Parte de la izquierda dirá que el Estado es el que debe ayudar directamente, y no mediante una organización de la sociedad civil. Mucho menos una que lleve el nombre de Cristo. Son los mismos que desprecian la Teletón. Dirán que la nueva Constitución le trae, entre otras muchas maravillas, el derecho a la vejez digna, así que todo mejorará luego.

A ellos les respondería que el Estado tiene miles de preocupaciones, las que jerarquiza normalmente según la capacidad de presión de los grupos interesados. Y que mientras más abarca, menos aprieta. Ni los niños discapacitados, ni los mendigos, ni los ancianos son real prioridad para el poder. Luego, ni el más rico Estado es capaz de ofrecer lo que la sociedad civil especializada puede ofrecer en estos ámbitos. Y no hay derecho constitucional que corrija esto: quienes viven en la miseria no pueden comer ni arroparse con buenos deseos de papel.

Parte de la derecha dirá que en época de vacas flacas le toca a todos apretarse el cinturón. Y que no tienen por qué ayudar a curas rojos. Yo replicaría que el espacio que le sigue en el cinturón a los beneficiarios del Hogar de Cristo es la muerte en la calle. Y que el contacto directo con personas descartadas por la sociedad pone “rojo” a cualquiera, sea de vergüenza o de rabia.

Hoy el Hogar de Cristo se financia con un 45% de aportes privados y sólo un 37% de aporte estatal (más 18% de recursos propios). Quizás es el momento para que el Estado se comprometa a empatar el aporte privado, en vez de disminuir cada año el financiamiento y duplicar las exigencias, como ha pasado.

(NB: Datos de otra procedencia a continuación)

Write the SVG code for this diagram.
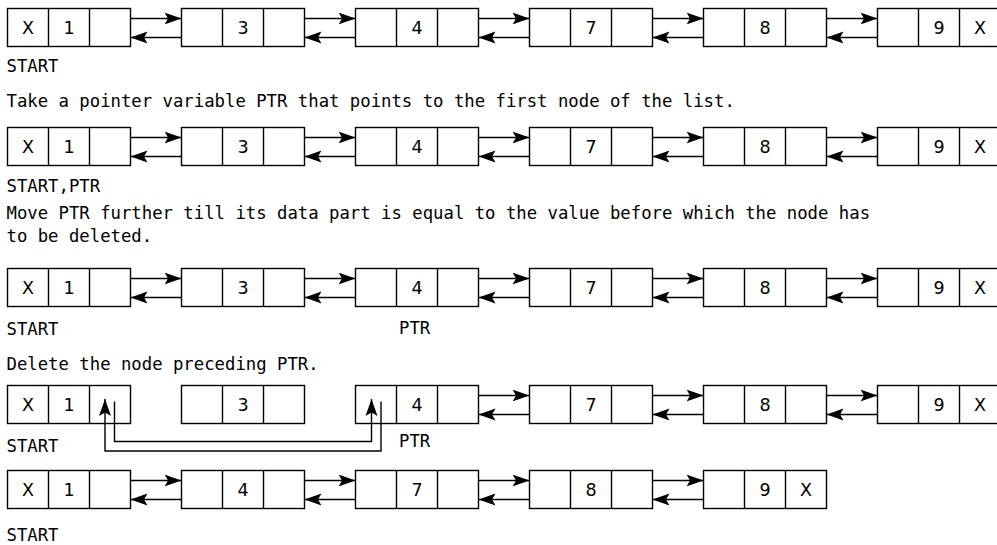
<svg xmlns="http://www.w3.org/2000/svg" width="997" height="545" viewBox="0 0 997 545">
<style>
.box{fill:#fff;stroke:#000;stroke-width:1.4}
.sep{stroke:#000;stroke-width:1.4}
.cell{font-family:"DejaVu Sans",sans-serif;font-size:17.5px;text-anchor:middle;fill:#000}
.txt{font-family:"DejaVu Sans Mono",monospace;font-size:17.3px;fill:#000}
.con{fill:none;stroke:#000;stroke-width:1.4}
</style>
<defs>
<marker id="arr" markerUnits="userSpaceOnUse" markerWidth="18" markerHeight="14" viewBox="0 0 18 14" refX="17" refY="7" orient="auto">
<path d="M17,7 L0,1 L3.5,7 L0,13 Z" fill="#000"/>
</marker>
<g id="node">
<rect class="box" x="0" y="0" width="123" height="38"/>
<line class="sep" x1="41" y1="0" x2="41" y2="38"/>
<line class="sep" x1="82" y1="0" x2="82" y2="38"/>
</g>
</defs>

<!-- Row 1 -->
<g id="r1n1" transform="translate(7.5,8.5)"><use href="#node"/><text class="cell" x="20.5" y="25.5">X</text><text class="cell" x="61.5" y="25.5">1</text></g>
<g id="r1n2" transform="translate(181.5,8.5)"><use href="#node"/><text class="cell" x="61.5" y="25.5">3</text></g>
<g id="r1n3" transform="translate(355.5,8.5)"><use href="#node"/><text class="cell" x="61.5" y="25.5">4</text></g>
<g id="r1n4" transform="translate(529.5,8.5)"><use href="#node"/><text class="cell" x="61.5" y="25.5">7</text></g>
<g id="r1n5" transform="translate(703.5,8.5)"><use href="#node"/><text class="cell" x="61.5" y="25.5">8</text></g>
<g id="r1n6" transform="translate(877.5,8.5)"><use href="#node"/><text class="cell" x="61.5" y="25.5">9</text><text class="cell" x="102.5" y="25.5">X</text></g>

<!-- Row 2 -->
<g id="r2n1" transform="translate(7.5,127.5)"><use href="#node"/><text class="cell" x="20.5" y="25.5">X</text><text class="cell" x="61.5" y="25.5">1</text></g>
<g id="r2n2" transform="translate(181.5,127.5)"><use href="#node"/><text class="cell" x="61.5" y="25.5">3</text></g>
<g id="r2n3" transform="translate(355.5,127.5)"><use href="#node"/><text class="cell" x="61.5" y="25.5">4</text></g>
<g id="r2n4" transform="translate(529.5,127.5)"><use href="#node"/><text class="cell" x="61.5" y="25.5">7</text></g>
<g id="r2n5" transform="translate(703.5,127.5)"><use href="#node"/><text class="cell" x="61.5" y="25.5">8</text></g>
<g id="r2n6" transform="translate(877.5,127.5)"><use href="#node"/><text class="cell" x="61.5" y="25.5">9</text><text class="cell" x="102.5" y="25.5">X</text></g>

<!-- Row 3 -->
<g id="r3n1" transform="translate(7.5,268.5)"><use href="#node"/><text class="cell" x="20.5" y="25.5">X</text><text class="cell" x="61.5" y="25.5">1</text></g>
<g id="r3n2" transform="translate(181.5,268.5)"><use href="#node"/><text class="cell" x="61.5" y="25.5">3</text></g>
<g id="r3n3" transform="translate(355.5,268.5)"><use href="#node"/><text class="cell" x="61.5" y="25.5">4</text></g>
<g id="r3n4" transform="translate(529.5,268.5)"><use href="#node"/><text class="cell" x="61.5" y="25.5">7</text></g>
<g id="r3n5" transform="translate(703.5,268.5)"><use href="#node"/><text class="cell" x="61.5" y="25.5">8</text></g>
<g id="r3n6" transform="translate(877.5,268.5)"><use href="#node"/><text class="cell" x="61.5" y="25.5">9</text><text class="cell" x="102.5" y="25.5">X</text></g>

<!-- Row 4 -->
<g id="r4n1" transform="translate(7.5,385.5)"><use href="#node"/><text class="cell" x="20.5" y="25.5">X</text><text class="cell" x="61.5" y="25.5">1</text></g>
<g id="r4n2" transform="translate(181.5,385.5)"><use href="#node"/><text class="cell" x="61.5" y="25.5">3</text></g>
<g id="r4n3" transform="translate(355.5,385.5)"><use href="#node"/><text class="cell" x="61.5" y="25.5">4</text></g>
<g id="r4n4" transform="translate(529.5,385.5)"><use href="#node"/><text class="cell" x="61.5" y="25.5">7</text></g>
<g id="r4n5" transform="translate(703.5,385.5)"><use href="#node"/><text class="cell" x="61.5" y="25.5">8</text></g>
<g id="r4n6" transform="translate(877.5,385.5)"><use href="#node"/><text class="cell" x="61.5" y="25.5">9</text><text class="cell" x="102.5" y="25.5">X</text></g>

<!-- Row 5 -->
<g id="r5n1" transform="translate(7.5,470.5)"><use href="#node"/><text class="cell" x="20.5" y="25.5">X</text><text class="cell" x="61.5" y="25.5">1</text></g>
<g id="r5n2" transform="translate(181.5,470.5)"><use href="#node"/><text class="cell" x="61.5" y="25.5">4</text></g>
<g id="r5n3" transform="translate(355.5,470.5)"><use href="#node"/><text class="cell" x="61.5" y="25.5">7</text></g>
<g id="r5n4" transform="translate(529.5,470.5)"><use href="#node"/><text class="cell" x="61.5" y="25.5">8</text></g>
<g id="r5n5" transform="translate(703.5,470.5)"><use href="#node"/><text class="cell" x="61.5" y="25.5">9</text><text class="cell" x="102.5" y="25.5">X</text></g>

<g id="connectors" class="con" marker-end="url(#arr)">
<!-- Row 1 -->
<line x1="130.5" y1="18.5" x2="181.5" y2="18.5"/><line x1="181.5" y1="37.5" x2="130.5" y2="37.5"/>
<line x1="304.5" y1="18.5" x2="355.5" y2="18.5"/><line x1="355.5" y1="37.5" x2="304.5" y2="37.5"/>
<line x1="478.5" y1="18.5" x2="529.5" y2="18.5"/><line x1="529.5" y1="37.5" x2="478.5" y2="37.5"/>
<line x1="652.5" y1="18.5" x2="703.5" y2="18.5"/><line x1="703.5" y1="37.5" x2="652.5" y2="37.5"/>
<line x1="826.5" y1="18.5" x2="877.5" y2="18.5"/><line x1="877.5" y1="37.5" x2="826.5" y2="37.5"/>
<!-- Row 2 -->
<line x1="130.5" y1="137.5" x2="181.5" y2="137.5"/><line x1="181.5" y1="156.5" x2="130.5" y2="156.5"/>
<line x1="304.5" y1="137.5" x2="355.5" y2="137.5"/><line x1="355.5" y1="156.5" x2="304.5" y2="156.5"/>
<line x1="478.5" y1="137.5" x2="529.5" y2="137.5"/><line x1="529.5" y1="156.5" x2="478.5" y2="156.5"/>
<line x1="652.5" y1="137.5" x2="703.5" y2="137.5"/><line x1="703.5" y1="156.5" x2="652.5" y2="156.5"/>
<line x1="826.5" y1="137.5" x2="877.5" y2="137.5"/><line x1="877.5" y1="156.5" x2="826.5" y2="156.5"/>
<!-- Row 3 -->
<line x1="130.5" y1="278.5" x2="181.5" y2="278.5"/><line x1="181.5" y1="297.5" x2="130.5" y2="297.5"/>
<line x1="304.5" y1="278.5" x2="355.5" y2="278.5"/><line x1="355.5" y1="297.5" x2="304.5" y2="297.5"/>
<line x1="478.5" y1="278.5" x2="529.5" y2="278.5"/><line x1="529.5" y1="297.5" x2="478.5" y2="297.5"/>
<line x1="652.5" y1="278.5" x2="703.5" y2="278.5"/><line x1="703.5" y1="297.5" x2="652.5" y2="297.5"/>
<line x1="826.5" y1="278.5" x2="877.5" y2="278.5"/><line x1="877.5" y1="297.5" x2="826.5" y2="297.5"/>
<!-- Row 4 -->
<line x1="478.5" y1="395.5" x2="529.5" y2="395.5"/><line x1="529.5" y1="414.5" x2="478.5" y2="414.5"/>
<line x1="652.5" y1="395.5" x2="703.5" y2="395.5"/><line x1="703.5" y1="414.5" x2="652.5" y2="414.5"/>
<line x1="826.5" y1="395.5" x2="877.5" y2="395.5"/><line x1="877.5" y1="414.5" x2="826.5" y2="414.5"/>
<path d="M114.5,401.5 V441.5 H371.5 V399"/>
<path d="M381,401.5 V451 H105 V399"/>
<!-- Row 5 -->
<line x1="130.5" y1="480.5" x2="181.5" y2="480.5"/><line x1="181.5" y1="499.5" x2="130.5" y2="499.5"/>
<line x1="304.5" y1="480.5" x2="355.5" y2="480.5"/><line x1="355.5" y1="499.5" x2="304.5" y2="499.5"/>
<line x1="478.5" y1="480.5" x2="529.5" y2="480.5"/><line x1="529.5" y1="499.5" x2="478.5" y2="499.5"/>
<line x1="652.5" y1="480.5" x2="703.5" y2="480.5"/><line x1="703.5" y1="499.5" x2="652.5" y2="499.5"/>
</g>

<g id="labels" class="txt">
<text x="6.5" y="72">START</text>
<text x="6.5" y="106.5">Take a pointer variable PTR that points to the first node of the list.</text>
<text x="6.5" y="191.5">START,PTR</text>
<text x="6.5" y="218.5">Move PTR further till its data part is equal to the value before which the node has</text>
<text x="6.5" y="242">to be deleted.</text>
<text x="6.5" y="334.5">START</text>
<text x="399" y="334">PTR</text>
<text x="6.5" y="369.5">Delete the node preceding PTR.</text>
<text x="6.5" y="451.5">START</text>
<text x="399" y="446.5">PTR</text>
<text x="6.5" y="541">START</text>
</g>
</svg>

Los momentos de lucha por el poder como el actual son peligrosos. El deseo de dominar vuelve esclavos a los seres humanos, prometiendo paraísos a cambio de la vida de los más débiles. Y cuando la entregamos, ya es tarde para darnos cuenta de que estamos hechos del mismo material sacrificado. Si consentimos ahora en abandonar mil desvalidos en la calle, será bajo la falsa ilusión de que no somos los siguientes en la fila.